Kahlua and Irish Cream in Martini glasses
Recipe Type: dessert, mini chocolate cake, Kahlua, Bailey's
Prep Time: 30 min
Total Time: 30 min
Mini Chocolate Cake
4 ounces bittersweet chocolate coarsely chopped
1/2 cup unsalted butter
1/4 cup sugar
1/8 teaspoon salt
1/4 cup all purpose flour
8 (2 ounce) disposable aluminum foil cups
butter for aluminum foil cups
Preheat oven to 350 degrees F.
In a small saucepan over medium low heat melt chocolate and butter stirring until smooth; remove from heat and cool.
In small mixing bowl combine eggs, sugar and salt beating on high speed for 5 minutes or until starting to thicken; stir in cooled butter mixture.
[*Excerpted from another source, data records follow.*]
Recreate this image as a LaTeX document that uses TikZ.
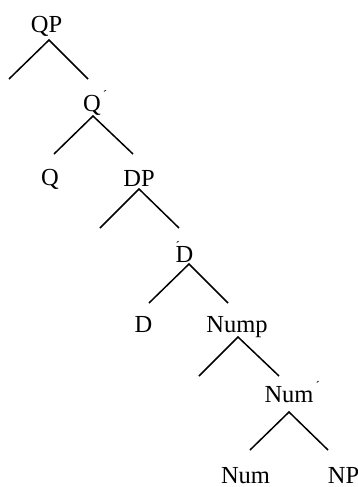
\documentclass[tikz,border=0pt]{standalone}
\usepackage{fontspec}
\setmainfont{Liberation Serif}
\newcommand{\bartick}{\rlap{\hspace{2pt}\raisebox{12pt}{\fontsize{13}{13}\selectfont ´}}}
\newcommand{\toptick}{\rlap{\hspace{0pt}\raisebox{12pt}{\fontsize{13}{13}\selectfont ´}}}

\begin{document}
\begin{tikzpicture}
[x=1pt,y=-1pt,
cat/.style={anchor=base,inner sep=0pt,font=\fontsize{24.5}{24.5}\selectfont},
branch/.style={line width=1.5pt}]
\useasboundingbox (0,0) rectangle (357,487);
% labels
\node[cat] (QP) at (46.5,33) {QP};
\node[cat] (Qbar) at (92,111) {Q\bartick};
\node[cat] (Q) at (50,185) {Q};
\node[cat] (DP) at (139,186) {DP};
\node[cat] (Dbar) at (184.5,262) {\toptick D};
\node[cat] (D) at (143.5,332) {D};
\node[cat] (Nump) at (237,332) {Nump};
\node[cat] (Numbar) at (289,402) {Num\bartick};
\node[cat] (Num) at (245.5,483) {Num};
\node[cat] (NP) at (343.5,483) {NP};
% branch points
\coordinate (QP-a) at (49,40);    \coordinate (QP-l) at (9,79);      \coordinate (QP-r) at (88,79);
\coordinate (Qbar-a) at (93,116); \coordinate (Qbar-l) at (54,154);  \coordinate (Qbar-r) at (133,154);
\coordinate (DP-a) at (139,189);  \coordinate (DP-l) at (100,228);   \coordinate (DP-r) at (179,228);
\coordinate (Dbar-a) at (189,264);\coordinate (Dbar-l) at (149,303); \coordinate (Dbar-r) at (228,303);
\coordinate (Nump-a) at (238,337);\coordinate (Nump-l) at (199,376); \coordinate (Nump-r) at (279,376);
\coordinate (Numbar-a) at (289,412);\coordinate (Numbar-l) at (250,450);\coordinate (Numbar-r) at (328,450);
\foreach \n in {QP,Qbar,DP,Dbar,Nump,Numbar}
	\draw[branch] (\n-l) -- (\n-a) -- (\n-r);
\end{tikzpicture}
\end{document}
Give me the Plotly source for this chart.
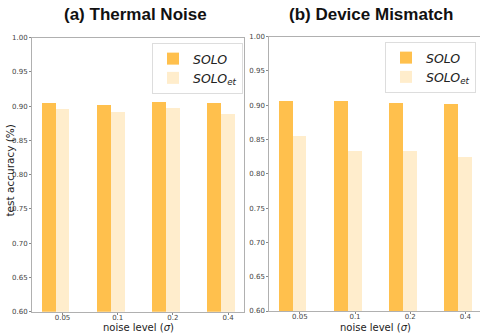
import plotly.graph_objects as go

noise_levels = ["0.05", "0.1", "0.2", "0.4"]
thermal_solo = [0.905, 0.902, 0.906, 0.905]
thermal_solo_et = [0.8965, 0.8925, 0.8975, 0.889]
mismatch_solo = [0.9065, 0.907, 0.9035, 0.902]
mismatch_solo_et = [0.856, 0.8335, 0.834, 0.8255]
y_ticks = [0.60, 0.65, 0.70, 0.75, 0.80, 0.85, 0.90, 0.95, 1.00]
x_title = "noise level (<i>σ</i>)"
y_title = "test accuracy (%)"

C_SOLO = "rgb(255,192,77)"
C_ET = "rgb(255,237,204)"
xpos = list(range(len(noise_levels)))

fig = go.Figure()
for i, (s, e) in enumerate([(thermal_solo, thermal_solo_et), (mismatch_solo, mismatch_solo_et)]):
    xa = "x" if i == 0 else "x2"
    ya = "y" if i == 0 else "y2"
    lg = "legend" if i == 0 else "legend2"
    fig.add_trace(go.Bar(x=xpos, y=s, base=0, width=0.25, offset=-0.375, marker_color=C_SOLO,
                         marker_line_width=0, name="<i>SOLO</i>", xaxis=xa, yaxis=ya, legend=lg))
    fig.add_trace(go.Bar(x=xpos, y=e, base=0, width=0.25, offset=-0.125, marker_color=C_ET,
                         marker_line_width=0, name="<i>SOLO<sub>et</sub></i>", xaxis=xa, yaxis=ya, legend=lg))

axis_common = dict(showline=True, linecolor="#b0b0b0", linewidth=1, mirror=True, ticks="outside",
                   ticklen=2, tickcolor="#888", tickfont=dict(family="DejaVu Sans", size=7, color="#444"),
                   showgrid=False, zeroline=False, automargin=False)
x_common = dict(axis_common, tickvals=xpos, ticktext=noise_levels, ticklabelstandoff=-3)
y_common = dict(axis_common, range=[0.6, 1.0], tickvals=y_ticks, tickformat=".2f")

legend_common = dict(xanchor="right", yanchor="top", bgcolor="white", bordercolor="#dddddd", borderwidth=1,
                     font=dict(family="DejaVu Sans", size=12.5, color="#222"), itemwidth=30, tracegroupgap=2)

title_font = dict(family="Liberation Sans", size=17, color="#111")
label_font = dict(family="DejaVu Sans", size=10, color="#222")

fig.update_layout(
    width=480, height=333, margin=dict(l=0, r=0, t=0, b=0, autoexpand=False),
    plot_bgcolor="white", paper_bgcolor="white", barmode="overlay", bargap=0,
    xaxis=dict(x_common, domain=[32 / 480, 244 / 480], range=[-0.553, 3.288], anchor="y"),
    xaxis2=dict(x_common, domain=[269.3 / 480, 1.0], range=[-0.553, 3.265], anchor="y2"),
    yaxis=dict(y_common, domain=[1 - 311.7 / 333, 1 - 37.5 / 333], anchor="x"),
    yaxis2=dict(y_common, domain=[1 - 311 / 333, 1 - 36.5 / 333], anchor="x2"),
    legend=dict(legend_common, x=243 / 480, y=1 - 43 / 333),
    legend2=dict(legend_common, x=476 / 480, y=1 - 42 / 333),
    annotations=[
        dict(text="<b>(a) Thermal Noise</b>", x=135 / 480, y=1 - 15 / 333, xref="paper", yref="paper",
             showarrow=False, font=title_font, xanchor="center", yanchor="middle"),
        dict(text="<b>(b) Device Mismatch</b>", x=371 / 480, y=1 - 15 / 333, xref="paper", yref="paper",
             showarrow=False, font=title_font, xanchor="center", yanchor="middle"),
        dict(text=x_title, x=138.5 / 480, y=1 - 327.5 / 333, xref="paper", yref="paper",
             showarrow=False, font=label_font, xanchor="center", yanchor="middle"),
        dict(text=x_title, x=375 / 480, y=1 - 327.5 / 333, xref="paper", yref="paper",
             showarrow=False, font=label_font, xanchor="center", yanchor="middle"),
        dict(text=y_title, x=9.5 / 480, y=1 - 171 / 333, xref="paper", yref="paper", textangle=-90,
             showarrow=False, font=dict(label_font, size=10.5), xanchor="center", yanchor="middle"),
    ],
)

fig.write_html("out.html")
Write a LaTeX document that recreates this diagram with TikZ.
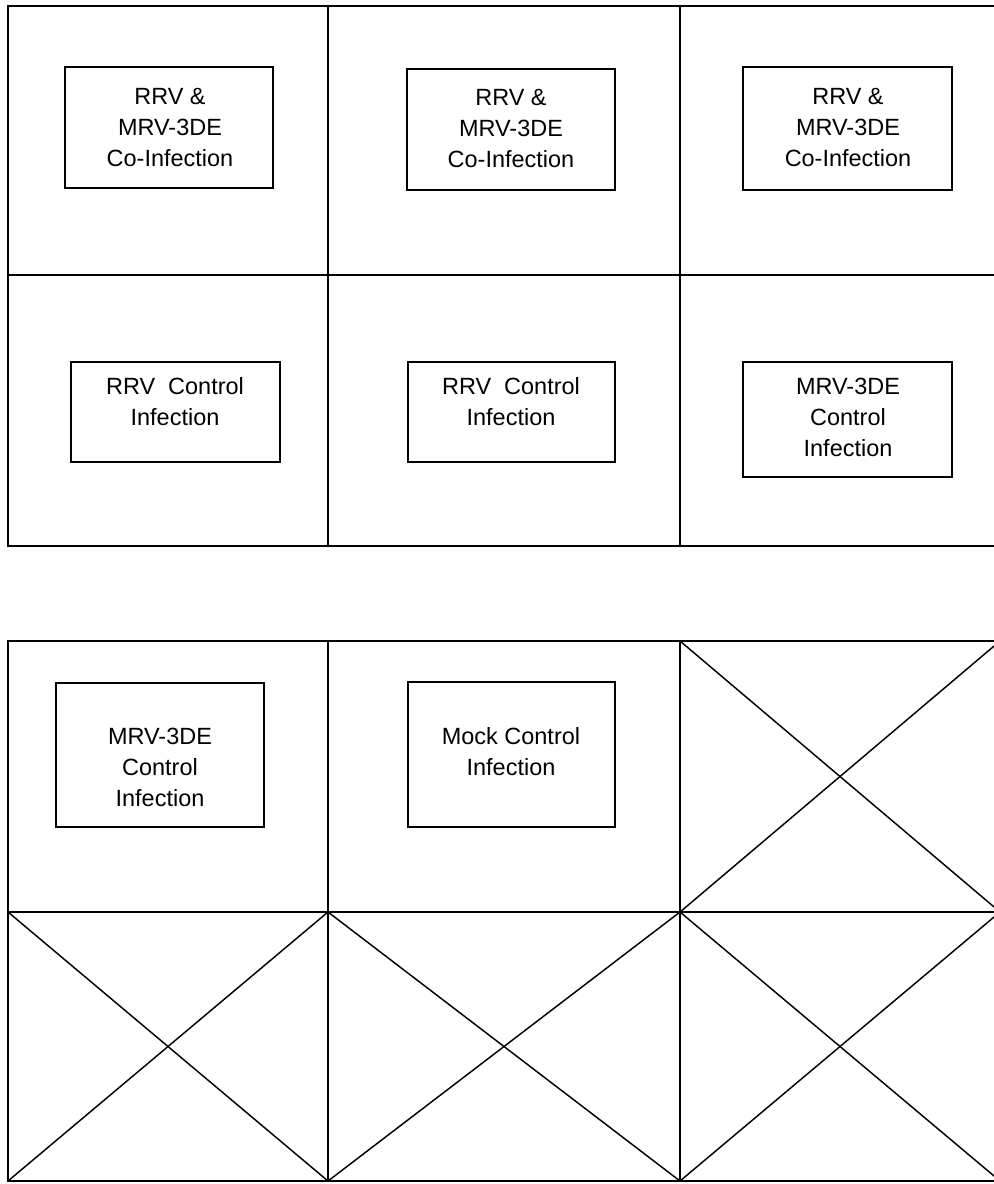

Sift flour over batter and fold in to blend.
Spoon cake batter into eight 2 ounce buttered ramekins or aluminum custard cups or 2-1/2 inch muffin tins.
Bake for 20 to 22 minutes or until a toothpick inserted in the center of a cake comes out clean. Remove from oven to cool. Can be made 1 day ahead.
Put honey and chocolate in separate wide shallow bowls such as soup bowls. Coat edge of glasses in honey then the finely chopped chocolate.
With a spoon make designs with the syrup on the inside of the glasses without disturbing the coated rims (see my photograph). Refrigerate glasses until ready to serve.
2 cups Bailey's Irish Cream
1/3 cup Kahlua
Carefully fill each glass without disturbing the rims with 1/4 cup Bailey's Irish Cream and 2 tablespoons Kahlua.
How To Serve
1 pint Vanilla ice cream
8 sprigs fresh mint
Use a melon baller to make 8 scoops of ice cream.
Un-mold cakes placing each one upside down on individual serving plates. Put an ice cream ball on top each cake with a mint sprig, and serve alongside the martini drink and enjoy!